### Recorded data

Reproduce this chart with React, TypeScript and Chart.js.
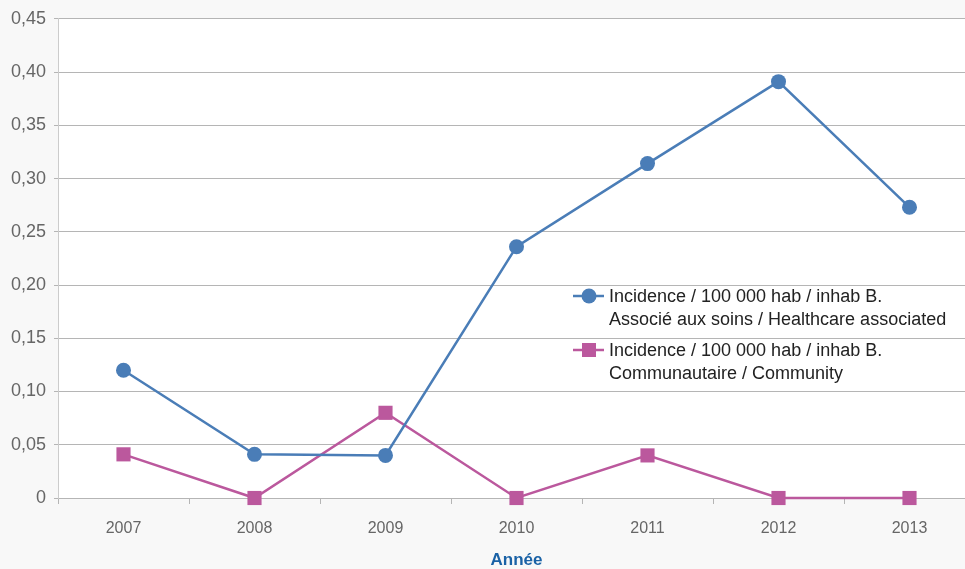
import React, { useEffect, useRef } from "react";
import { Chart, registerables } from "chart.js";

Chart.register(...registerables);

const years = ["2007", "2008", "2009", "2010", "2011", "2012", "2013"];
const healthcareAssociated = [0.12, 0.041, 0.04, 0.236, 0.314, 0.391, 0.273];
const community = [0.041, 0, 0.08, 0, 0.04, 0, 0];
const healthcareLabel = ["Incidence / 100 000 hab / inhab B.", "Associé aux soins / Healthcare associated"];
const communityLabel = ["Incidence / 100 000 hab / inhab B.", "Communautaire / Community"];
const xTitle = "Année";

const BLUE = "#4a7db7";
const PINK = "#bb589d";
const FONT = "'Liberation Sans', Arial, sans-serif";

const bgPlugin = {
  id: "bgPlugin",
  beforeDraw(chart: any) {
    const { ctx, chartArea } = chart;
    ctx.save();
    ctx.fillStyle = "#f8f8f8";
    ctx.fillRect(0, 0, chart.width, chart.height);
    ctx.fillStyle = "#ffffff";
    ctx.fillRect(chartArea.left, chartArea.top, chartArea.right - chartArea.left, chartArea.bottom - chartArea.top);
    ctx.restore();
  },
};

const legendPlugin = {
  id: "insideLegend",
  afterDraw(chart: any, _args: any, opts: any) {
    const { ctx } = chart;
    ctx.save();
    ctx.font = `18px ${FONT}`;
    ctx.textBaseline = "middle";
    ctx.textAlign = "left";
    chart.data.datasets.forEach((ds: any, i: number) => {
      const y = opts.y + i * opts.rowGap;
      ctx.strokeStyle = ds.borderColor;
      ctx.lineWidth = 2.5;
      ctx.beginPath();
      ctx.moveTo(opts.x, y);
      ctx.lineTo(opts.x + 31, y);
      ctx.stroke();
      ctx.fillStyle = ds.backgroundColor;
      const cx = opts.x + 16;
      if (ds.pointStyle === "rect") {
        ctx.fillRect(cx - 7, y - 7, 14, 14);
      } else {
        ctx.beginPath();
        ctx.arc(cx, y, 7.5, 0, Math.PI * 2);
        ctx.fill();
      }
      ctx.fillStyle = "#222222";
      (ds.legendLines as string[]).forEach((line, j) => {
        ctx.fillText(line, opts.x + 36, y + 1 + j * opts.lineGap);
      });
    });
    ctx.restore();
  },
};

export default function App() {
  const ref = useRef<HTMLCanvasElement>(null);
  useEffect(() => {
    if (!ref.current) return;
    const chart = new Chart(ref.current, {
      type: "line",
      data: {
        labels: years,
        datasets: [
          {
            label: healthcareLabel.join(" "),
            legendLines: healthcareLabel,
            data: healthcareAssociated,
            borderColor: BLUE,
            backgroundColor: BLUE,
            borderWidth: 2.5,
            pointStyle: "circle",
            pointRadius: 7.5,
            pointBorderWidth: 0,
            tension: 0,
            clip: false,
          } as any,
          {
            label: communityLabel.join(" "),
            legendLines: communityLabel,
            data: community,
            borderColor: PINK,
            backgroundColor: PINK,
            borderWidth: 2.5,
            pointStyle: "rect",
            pointRadius: 10,
            pointBorderWidth: 0,
            tension: 0,
            clip: false,
          } as any,
        ],
      },
      options: {
        animation: false,
        responsive: false,
        events: [],
        layout: { autoPadding: false, padding: { top: 18, left: 0, right: 0, bottom: 0 } },
        plugins: {
          legend: { display: false },
          tooltip: { enabled: false },
          insideLegend: { x: 573, y: 296, rowGap: 54, lineGap: 23 },
        } as any,
        scales: {
          x: {
            offset: true,
            grid: {
              offset: true,
              drawOnChartArea: false,
              drawTicks: true,
              tickLength: 6,
              color: "#b5b5b5",
            },
            border: { display: true, color: "#b5b5b5", width: 1 },
            ticks: {
              color: "#666666",
              font: { family: FONT, size: 16 },
              padding: 15,
              maxRotation: 0,
            },
            title: {
              display: true,
              text: xTitle,
              color: "#1a62a6",
              font: { family: FONT, size: 17, weight: "bold" },
              padding: { top: 0, bottom: -2 },
            },
            afterFit(scale: any) {
              scale.height = 71;
              scale.paddingLeft = 0;
              scale.paddingRight = 0;
            },
          },
          y: {
            min: 0,
            max: 0.45,
            ticks: {
              stepSize: 0.05,
              color: "#666666",
              font: { family: FONT, size: 18 },
              padding: 8,
              callback: (v: any) => (Number(v) === 0 ? "0" : Number(v).toFixed(2).replace(".", ",")),
            },
            grid: {
              color: "#b5b5b5",
              tickLength: 4,
              drawTicks: true,
            },
            border: { display: true, color: "#cccccc", width: 1 },
            afterFit(scale: any) {
              scale.width = 58;
            },
          },
        },
      },
      plugins: [bgPlugin, legendPlugin],
    });
    return () => chart.destroy();
  }, []);
  return (
    <div
      style={{
        position: "fixed",
        left: 0,
        top: 0,
        width: 975,
        height: 569,
        overflow: "hidden",
        background: "#f8f8f8",
      }}
    >
      <canvas ref={ref} width={975} height={569} style={{ display: "block", width: 975, height: 569 }} />
    </div>
  );
}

######

- [Work to complete]: Gather all the lines that include the word "React" and copy them out.

- [Written answer]:
Reproduce this chart with React, TypeScript and Chart.js.
import React, { useEffect, useRef } from "react";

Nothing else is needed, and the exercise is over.